Opinion Outre-Mer
17H37 - jeudi 24 juillet 2025

Martinique : psychiatrie au bord de la rupture, blocage annoncé

 
Martinique : psychiatrie au bord de la rupture, blocage annoncé

Ce jeudi 24 juillet à l’aube, la circulation devrait fortement ralentir au rond-point de Mangot-Vulcin, devant la Cité Hospitalière de Fort-de-France. Une opération molokoi – version locale de l’escargot – est prévue dès 6h30. À l’origine de cette mobilisation : une colère profonde, nourrie par des mois d’alerte restés sans réponse. Trois syndicats majeurs – CDMT, CGTM et UGTM – tirent une nouvelle fois la sonnette d’alarme sur l’état critique de la psychiatrie en Martinique. Et cette fois, ils comptent bien faire entendre ce que, jusque-là, personne ne semble vouloir écouter.

Le Centre Hospitalier Maurice Despinoy (CHMD), établissement pivot de la santé mentale sur l’île, est décrit par les syndicats comme en perdition. Le nombre de psychiatres y est jugé dramatiquement insuffisant. Le mot est à peine exagéré : il n’y en a presque plus. Résultat, des services entiers tournent au ralenti, certains CMP (centres médico-psychologiques) suspendent les soins, et les urgences psychiatriques se transforment en zones de tension permanente. L’attente explose, les prises en charge s’effondrent, les personnels craquent. Et dans les couloirs, la détresse des patients devient la norme.

« Pani doktè ba la psikatri… Kanno a ka pwan dlo », lâchent les syndicats dans un communiqué en créole qui en dit long : il n’y a plus de médecins pour la psychiatrie, et la barque prend l’eau. Au-delà de la formule, le constat est glaçant : les équipes sont dépassées, les agressions se multiplient, les forces de l’ordre sont appelées de plus en plus souvent. La situation ne tient plus que par la volonté – et l’épuisement – des soignants restants.

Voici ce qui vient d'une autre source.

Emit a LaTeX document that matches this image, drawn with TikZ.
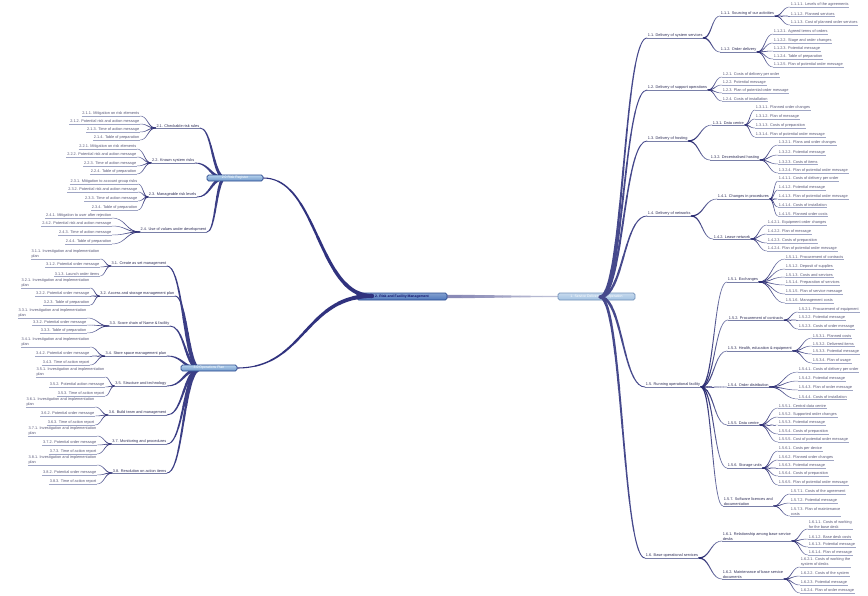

Pour les représentants syndicaux, une responsabilité centrale se dégage : celle de l’Agence Régionale de Santé. À plusieurs reprises, des demandes de rencontre ont été adressées à son directeur général. Toutes seraient restées lettre morte. Ce silence administratif est vécu comme une insulte par ceux qui, chaque jour, tentent de maintenir un semblant de prise en charge dans un système à genoux. L’ARS est désormais désignée comme complice passive de la dégradation générale. L’indifférence perçue ajoute une couche de tension à une crise qui n’a rien d’invisible.

Mais cette fois, il ne s’agit pas seulement d’un cri des syndicats. C’est un appel plus large, lancé à la population et aux élus de l’île. Les organisateurs de la mobilisation insistent : la santé mentale n’est pas une question secondaire, elle concerne tout le monde. Familles, collègues, voisins : personne n’est à l’abri du vide dans lequel glisse actuellement le service public psychiatrique. Le 24 juillet, ils veulent voir du monde sur la route, mais surtout dans les rangs.

Alors que les chiffres de la violence, des troubles anxieux et des situations d’urgence psychiatrique ne cessent d’augmenter, l’absence de réponse politique prend des allures de renoncement. L’opération molokoi prévue ne se limite pas à un simple ralentissement de la circulation. C’est une tentative de freiner le naufrage. Une manière d’exiger, enfin, que la santé mentale ne soit plus reléguée aux marges du système, ni de l’action publique.